Prompt:
No images are to be carried over; print all other material exactly as it stands.

Source excerpt:
-- Start --

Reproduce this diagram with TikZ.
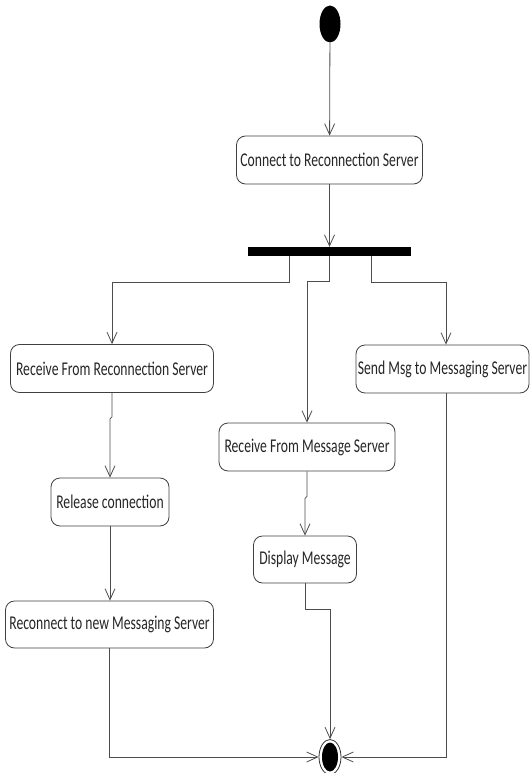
\documentclass[tikz,border=0pt]{standalone}
\usepackage{fontspec}
\setmainfont{Carlito}
\usetikzlibrary{arrows.meta,shapes.geometric,calc}
% action labels are set tall and narrow
\newcommand{\actlabel}[1]{\scalebox{0.7}[1]{#1}}
\begin{document}
\begin{tikzpicture}[x=1pt,y=-1pt]
\tikzset{
  act/.style={draw=black!75, rounded corners=9pt, fill=white, line width=0.8pt,
    text=black!85, font=\fontsize{19.5}{22}\selectfont, minimum height=48pt, inner sep=0pt},
  flow/.style={draw=black!70, line width=0.8pt, -{Straight Barb[length=11pt,width=10pt]}},
}
\useasboundingbox (0,0) rectangle (531,773);

% initial and final states
\node[ellipse, fill=black, minimum width=21pt, minimum height=37pt, inner sep=0pt] (start) at (330,24) {};
\node[ellipse, draw=black!80, fill=white, line width=0.8pt, minimum width=22pt, minimum height=35pt, inner sep=0pt] (endo) at (330,757) {};
\node[ellipse, fill=black, minimum width=16pt, minimum height=29pt, inner sep=0pt] (endi) at (330,757) {};

% fork bar
\node[fill=black, minimum width=163pt, minimum height=9pt, inner sep=0pt] (bar) at (329.5,251.5) {};

% actions
\node[act, minimum width=186pt] (b1) at (329.5,160) {\actlabel{Connect to Reconnection Server}};
\node[act, minimum width=203pt] (b2) at (112,368.5) {\actlabel{Receive From Reconnection Server}};
\node[act, minimum width=118pt] (b3) at (110,502) {\actlabel{Release connection}};
\node[act, minimum width=208pt, minimum height=47pt] (b4) at (109.5,624.5) {\actlabel{Reconnect to new Messaging Server}};
\node[act, minimum width=176pt] (b5) at (307,447) {\actlabel{Receive From Message Server}};
\node[act, minimum width=103pt, minimum height=47pt] (b6) at (305,559.5) {\actlabel{Display Message}};
\node[act, minimum width=173pt] (b7) at (442.5,369) {\actlabel{Send Msg to Messaging Server}};

% flows
\draw[flow] (start) -- (b1);
\draw[flow] (b1.south) -- (bar.north);
\draw[flow] ([xshift=-40.5pt]bar.south) -- ++(0,26) -| (b2.north);
\draw[flow] (bar.south) -- ++(0,25) -| (b5.north);
\draw[flow] ([xshift=41.5pt]bar.south) -- ++(0,26) -| ([xshift=3.5pt]b7.north);

\draw[flow] (b2.south) -- ++(0,24) -- ++(-2,2) -- (b3.north);
\draw[flow] (b3.south) -- (b3.south |- b4.north);
\draw[flow] (b4.south) |- (endo.west);

\draw[flow] (b5.south) -- ++(0,25) -- ++(-2,2) -- (b6.north);
\draw[flow] (b6.south) -- ++(0,26) -| (endo.north);

\draw[flow] ([xshift=3.5pt]b7.south) |- (endo.east);
\end{tikzpicture}
\end{document}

-- End --

Exercise response:
Reproduce this diagram with TikZ.
\documentclass[tikz,border=0pt]{standalone}
\usepackage{fontspec}
\setmainfont{Carlito}
\usetikzlibrary{arrows.meta,shapes.geometric,calc}
% action labels are set tall and narrow
\newcommand{\actlabel}[1]{\scalebox{0.7}[1]{#1}}
\begin{document}
\begin{tikzpicture}[x=1pt,y=-1pt]
\tikzset{
  act/.style={draw=black!75, rounded corners=9pt, fill=white, line width=0.8pt,
    text=black!85, font=\fontsize{19.5}{22}\selectfont, minimum height=48pt, inner sep=0pt},
  flow/.style={draw=black!70, line width=0.8pt, -{Straight Barb[length=11pt,width=10pt]}},
}
\useasboundingbox (0,0) rectangle (531,773);

% initial and final states
\node[ellipse, fill=black, minimum width=21pt, minimum height=37pt, inner sep=0pt] (start) at (330,24) {};
\node[ellipse, draw=black!80, fill=white, line width=0.8pt, minimum width=22pt, minimum height=35pt, inner sep=0pt] (endo) at (330,757) {};
\node[ellipse, fill=black, minimum width=16pt, minimum height=29pt, inner sep=0pt] (endi) at (330,757) {};

% fork bar
\node[fill=black, minimum width=163pt, minimum height=9pt, inner sep=0pt] (bar) at (329.5,251.5) {};

% actions
\node[act, minimum width=186pt] (b1) at (329.5,160) {\actlabel{Connect to Reconnection Server}};
\node[act, minimum width=203pt] (b2) at (112,368.5) {\actlabel{Receive From Reconnection Server}};
\node[act, minimum width=118pt] (b3) at (110,502) {\actlabel{Release connection}};
\node[act, minimum width=208pt, minimum height=47pt] (b4) at (109.5,624.5) {\actlabel{Reconnect to new Messaging Server}};
\node[act, minimum width=176pt] (b5) at (307,447) {\actlabel{Receive From Message Server}};
\node[act, minimum width=103pt, minimum height=47pt] (b6) at (305,559.5) {\actlabel{Display Message}};
\node[act, minimum width=173pt] (b7) at (442.5,369) {\actlabel{Send Msg to Messaging Server}};

% flows
\draw[flow] (start) -- (b1);
\draw[flow] (b1.south) -- (bar.north);
\draw[flow] ([xshift=-40.5pt]bar.south) -- ++(0,26) -| (b2.north);
\draw[flow] (bar.south) -- ++(0,25) -| (b5.north);
\draw[flow] ([xshift=41.5pt]bar.south) -- ++(0,26) -| ([xshift=3.5pt]b7.north);

\draw[flow] (b2.south) -- ++(0,24) -- ++(-2,2) -- (b3.north);
\draw[flow] (b3.south) -- (b3.south |- b4.north);
\draw[flow] (b4.south) |- (endo.west);

\draw[flow] (b5.south) -- ++(0,25) -- ++(-2,2) -- (b6.north);
\draw[flow] (b6.south) -- ++(0,26) -| (endo.north);

\draw[flow] ([xshift=3.5pt]b7.south) |- (endo.east);
\end{tikzpicture}
\end{document}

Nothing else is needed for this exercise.